Rien, en tout cas, qui vaille la peine d’être conté. Un pays occupé est une
terre sans vie.» Entre un cimetière en mal de morts, un quartier décrépit et
des jeunes sans espoir d’un meilleur lendemain, le quotidien se morfond
dans une morosité telle que seuls les livres arrivent à amoindrir. Le petit
professeur venu d’un autre milieu, tout comme le petit monsieur de la capitale
de La belle amour humaine, devient porteur d’espoir et d’exutoire grâce à ses
livres et ses idées. Le narrateur tangue entre les livres et la bière, la
bibliothèque et les bars, et les oracles de Man Jeanne, cherchant à se donner
une raison de vivre et de continuer son journal.
L’amour,
parfois le dernier recours dans les situations exécrables, ne change pas
grand-chose. Wodné aime Joelle d’un amour asphyxiant ; Sandrine, la petite
prune, aime un gigolo, Marc, qui la pousse à la déprime. Le petit professeur, Jacques,
qui alimente de livres le narrateur et le centre culturel de la rue de
l’Enterrement, n’a droit qu’à une nuit de la part de Joelle. Le narrateur,
peut-être pour éviter les complications, aime Sophonie et Joelle dans le
secret.

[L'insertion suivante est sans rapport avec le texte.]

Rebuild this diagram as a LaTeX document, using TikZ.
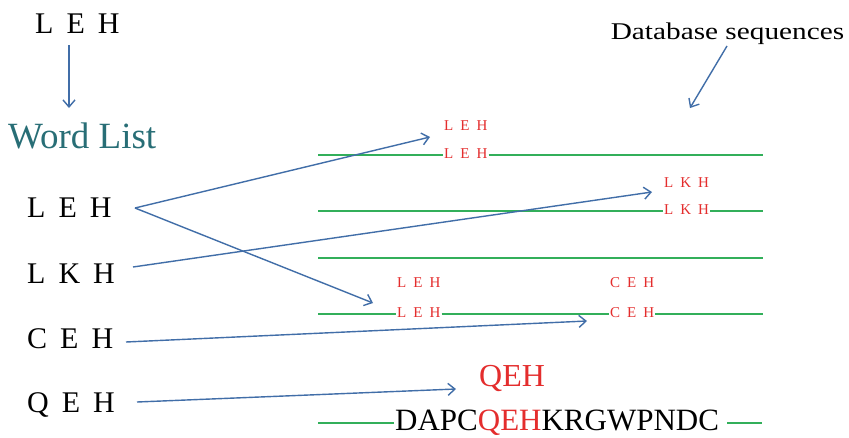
\documentclass[tikz,border=0pt]{standalone}
\usepackage{fontspec}
\setmainfont{Liberation Serif}
\usetikzlibrary{arrows.meta}
\definecolor{arrowblue}{RGB}{65,110,168}
\definecolor{seqgreen}{RGB}{50,175,90}
\definecolor{hitred}{RGB}{228,45,45}
\definecolor{wordteal}{RGB}{40,110,118}
\newcommand\lgap{\hspace{13pt}}
\newcommand\sgap{\hspace{7pt}}
\begin{document}
\begin{tikzpicture}[x=1pt,y=-1pt,
  bigtxt/.style={font=\fontsize{30}{32}\selectfont, inner sep=0pt, anchor=base west},
  hit/.style={font=\fontsize{15}{16}\selectfont, text=hitred, inner sep=1pt, anchor=base west},
  link/.style={draw=arrowblue, line width=1.4pt, -{Straight Barb[length=7pt,width=12pt]}},
  seq/.style={draw=seqgreen, line width=1.5pt}]
\useasboundingbox (0,0) rectangle (849,437);
\fill[white] (0,0) rectangle (849,437);

% query word and word list
\node[bigtxt] (query) at (35,33) {L\lgap E\lgap H};
\node[font=\fontsize{37}{40}\selectfont, text=wordteal, inner sep=0pt, anchor=base west] (wl) at (8,148) {Word List};
\coordinate (qdown) at (69,45);
\coordinate (wltop) at (69,108);
\draw[link] (qdown) -- (wltop);

\node[bigtxt] (w1) at (27,217) {L\lgap E\lgap H};
\node[bigtxt] (w2) at (27,283) {L\lgap K\lgap H};
\node[bigtxt] (w3) at (27,348) {C\lgap E\lgap H};
\node[bigtxt] (w4) at (27,412) {Q\lgap E\lgap H};

\coordinate (o1) at (135,208);
\coordinate (o2) at (133,267);
\coordinate (o3) at (126,342);
\coordinate (o4) at (137,402);

% database label
\node[font=\fontsize{24}{26}\selectfont, inner sep=0pt, anchor=base] (db) at (727.5,39) {\scalebox{1.22}[1]{Database sequences}};
\coordinate (dbfrom) at (727,46);
\coordinate (dbto) at (690,108);
\draw[link] (dbfrom) -- (dbto);

% sequence line 1
\node[hit] (h1a) at (443,130) {L\sgap E\sgap H};
\node[hit] (h1b) at (443,158) {L\sgap E\sgap H};
\coordinate (l1s) at (318,155);
\coordinate (l1e) at (763,155);
\draw[seq] (l1s) -- (l1s -| h1b.west);
\draw[seq] (l1s -| h1b.east) -- (l1e);

% sequence line 2
\node[hit] (h2a) at (663,187) {L\sgap K\sgap H};
\node[hit] (h2b) at (663,214) {L\sgap K\sgap H};
\coordinate (l2s) at (318,211);
\coordinate (l2e) at (763,211);
\draw[seq] (l2s) -- (l2s -| h2b.west);
\draw[seq] (l2s -| h2b.east) -- (l2e);

% sequence line 3
\coordinate (l3s) at (318,258);
\coordinate (l3e) at (763,258);
\draw[seq] (l3s) -- (l3e);

% sequence line 4
\node[hit] (h4a) at (396,287) {L\sgap E\sgap H};
\node[hit] (h4b) at (396,317) {L\sgap E\sgap H};
\node[hit] (h4c) at (609,287) {C\sgap E\sgap H};
\node[hit] (h4d) at (609,317) {C\sgap E\sgap H};
\coordinate (l4s) at (318,314);
\coordinate (l4e) at (763,314);
\draw[seq] (l4s) -- (l4s -| h4b.west);
\draw[seq] (l4s -| h4b.east) -- (l4s -| h4d.west);
\draw[seq] (l4s -| h4d.east) -- (l4e);

% sequence line 5
\node[font=\fontsize{32}{34}\selectfont, text=hitred, inner sep=0pt, anchor=base west] (qeh) at (479,386) {QEH};
\node[font=\fontsize{31}{33}\selectfont, inner sep=0pt, anchor=base west] (dapc) at (395,430) {DAPC\textcolor{hitred}{QEH}KRGWPNDC};
\coordinate (l5s) at (318,423);
\coordinate (l5e) at (762,423);
\draw[seq] (l5s) -- ([xshift=-1pt]l5s -| dapc.west);
\draw[seq] ([xshift=8pt]l5s -| dapc.east) -- (l5e);

% arrow targets
\coordinate (t1) at (430,137);
\coordinate (t2) at (373,303);
\coordinate (t3) at (652,192);
\coordinate (t4) at (587,321);
\coordinate (t5) at (456,389);

\draw[link] (o1) -- (t1);
\draw[link] (o1) -- (t2);
\draw[link] (o2) -- (t3);
\draw[link] (o3) -- (t4);
\draw[link] (o4) -- (t5);
\end{tikzpicture}
\end{document}
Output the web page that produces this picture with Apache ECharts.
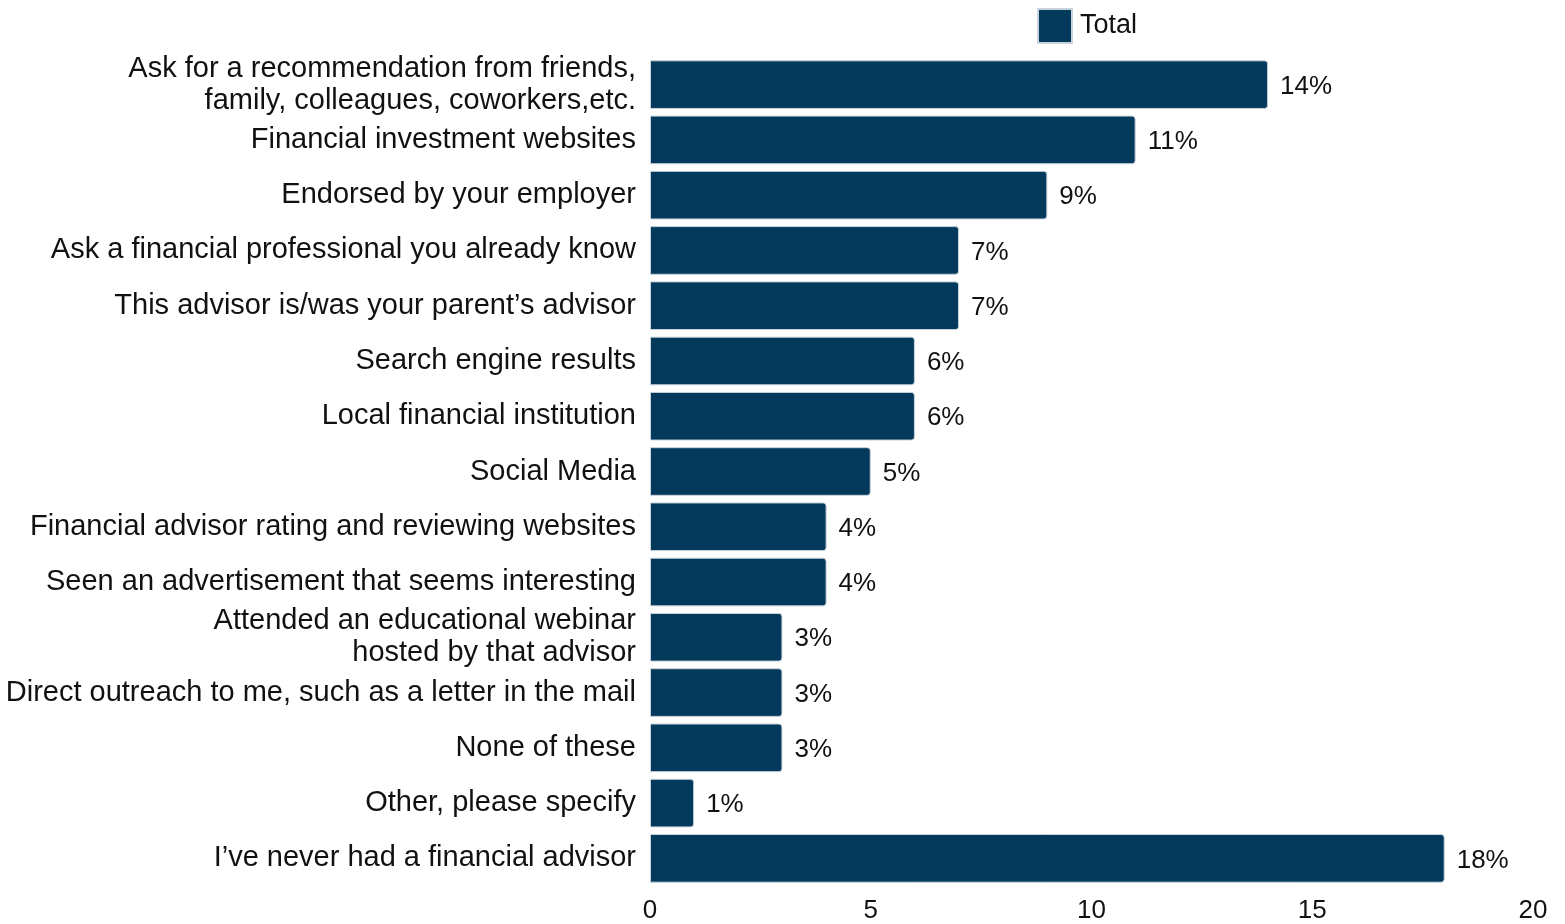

Entre autochtones et occupants, c’est encore pire : les bars, tels
le Kannjawou, deviennent lieu de rencontre d’occupants en mal de jouissances et
d’exotisme et d’autochtones en mal d’argent et d’opportunités
socio-économiques.
Kannjawou
est un livre difficile à lire, malgré l’élégance habituelle de l’écriture de
Trouillot. Le dire vous attrape par la gorge et ne lâche pas prise. Le
monologue du narrateur clame la dérision et le sarcasme à outrance. Le vécu
charrie tout un lot de cris et de frustrations. Une colère sourde transpire des
pages. On est loin du lyrisme de La belle amour humaine, malgré la reprise des
jeux d’enfant, tels qu’Ainsi font, font, font… ; malgré l’altruisme de
Sophonie et Man Jeanne à l’égard de Sandrine, la petite brune ; malgré
l’idéalisme du petit professeur ; malgré la grande fête du dernier
chapitre. Et c’est tant mieux, pour la vérité et pour l’histoire.